Lakhdar – ce double de Kateb – dit sa stupeur de jeune homme face à l’énormité de l’événement mais on voit aussi qu’il est allé à la manifestation en rêveur, en pacificiste épris de liberté :
« Ce ne serait pas juste d’aller demander une arme à grand père. »
Celui qui écrit sur les pupitres, « Indépendance de l’Algérie » et qui doute « Aujourd’hui 8 Mai, est-ce vraiment notoire » , rejoint la manifestation confiant en compagnie de tout le petit peuple – garçon boulanger, gargotier, paysans - qui « déferlent », ouvriers, femmes enfants et chiens.
Le texte montre une certaine réalité des évènements qui fait du peuple l’acteur historique principal dont le lecteur va pouvoir sentir toute la puissance, véritable force en mouvement ; une fantasmatique politique se met en place :
« Le peuple était partout, à tel point qu’il devenait invisible, mêlé aux arbres, à la poussière, et son seul mugissement flottait jusqu’à moi ; pour la première fois ; je me rendais compte que le peuple peut faire peur. »
Kateb Yacine à sa manière, déconstruit l’écriture monumentale de l’Histoire officielle algérienne pour remettre le peuple à sa juste place en faire déjà la véritable force de la Guerre d’Algérie qui commence pour lui, à cette date là.
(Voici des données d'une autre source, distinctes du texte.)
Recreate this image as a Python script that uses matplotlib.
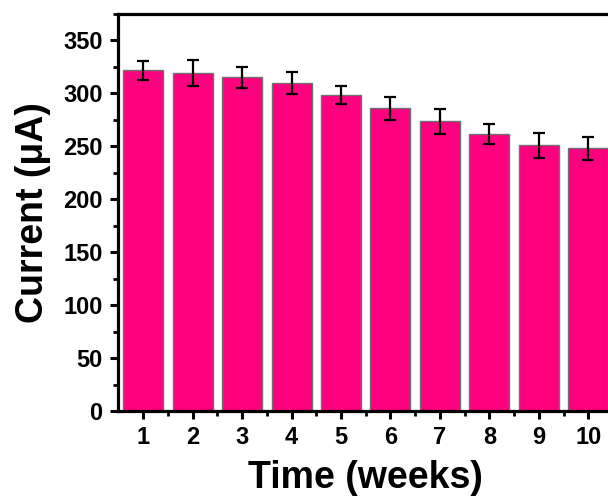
import matplotlib
matplotlib.use("Agg")
import matplotlib.pyplot as plt
from matplotlib.ticker import MultipleLocator, FixedLocator

weeks = [1, 2, 3, 4, 5, 6, 7, 8, 9, 10]
current = [322, 319, 315, 310, 298.5, 286, 273.5, 261.5, 251, 248]
errors = [9, 12.5, 10, 10.5, 8.5, 11, 11.5, 9.5, 12, 11]
yticks = [0, 50, 100, 150, 200, 250, 300, 350]

plt.rcParams['font.family'] = ['Liberation Sans', 'DejaVu Sans']
plt.rcParams['font.weight'] = 'bold'

fig = plt.figure(figsize=(6.08, 4.97), dpi=100)
ax = fig.add_axes([0.194, 0.173, 0.815, 0.799])

ax.bar(weeks, current, width=0.81, color='#FF007F', edgecolor='#707070', linewidth=1.0,
       yerr=errors, error_kw=dict(ecolor='black', elinewidth=1.6, capsize=4.5, capthick=1.6),
       zorder=2)

ax.set_xlim(0.49, 10.51)
ax.set_ylim(0, 375)
ax.set_xticks(weeks)
ax.set_yticks(yticks)
ax.xaxis.set_minor_locator(FixedLocator([x + 0.5 for x in weeks]))
ax.yaxis.set_minor_locator(MultipleLocator(25))

for s in ax.spines.values():
    s.set_linewidth(2.3)

ax.tick_params(axis='both', which='major', direction='out', length=6, width=2.2,
               labelsize=17, pad=5)
ax.tick_params(axis='both', which='minor', direction='out', length=3.5, width=2.0)
for lab in ax.get_xticklabels() + ax.get_yticklabels():
    lab.set_fontweight('bold')

ax.set_xlabel('Time (weeks)', fontsize=27, fontweight='bold', labelpad=8)
ax.set_ylabel('Current (μA)', fontsize=27, fontweight='bold', labelpad=9)

fig.savefig('out.png', dpi=100)
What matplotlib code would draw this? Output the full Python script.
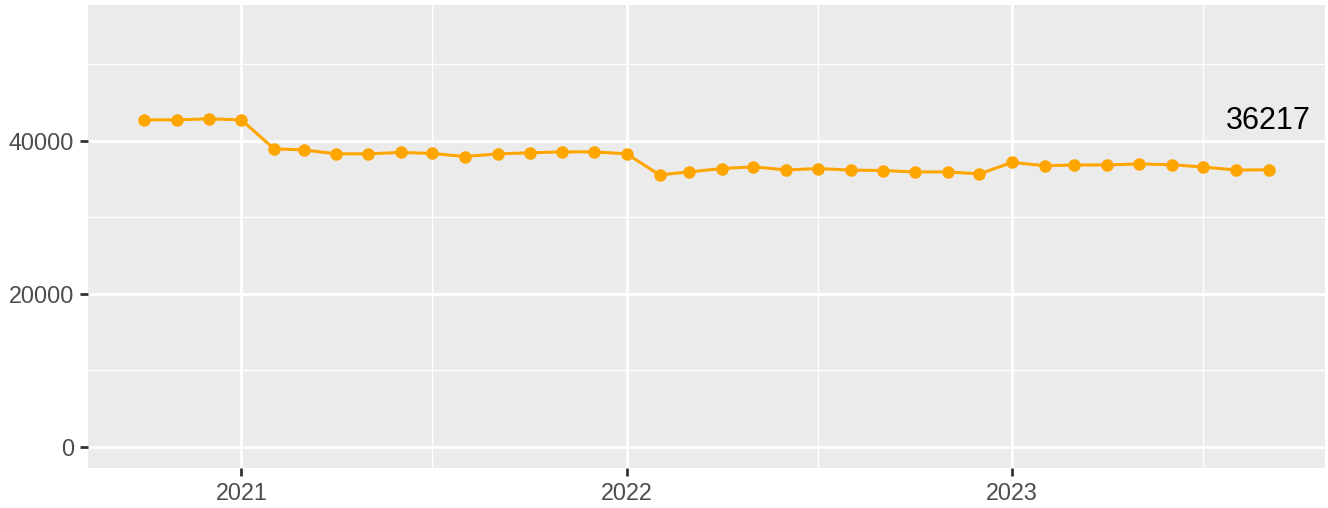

Et il indexe déjà les forces d’inertie ; le riche avocat et le muphti qui jouent encore aux pacificateurs parce qu’ils ont peur pour leurs terres, pour leur argent, apparaissent comme des forces conservatrices ; attentistes, ils sont à la traine de l’histoire et, en attardés, ils ferment la marche. On ne pouvait mieux dire la trahison d’une élite… Kateb ose dire la collusion, certaines alliances :
« Les cadres flottent. Ils ont laissé désarmer les manifestants à la mosquée, par le commissaire aidé du muphti »
Lakhdar en participant actif et exigeant s’interroge sur le vif et pose déjà une question fondamentale : « Contenir le peuple à sa première manifestation massive ? »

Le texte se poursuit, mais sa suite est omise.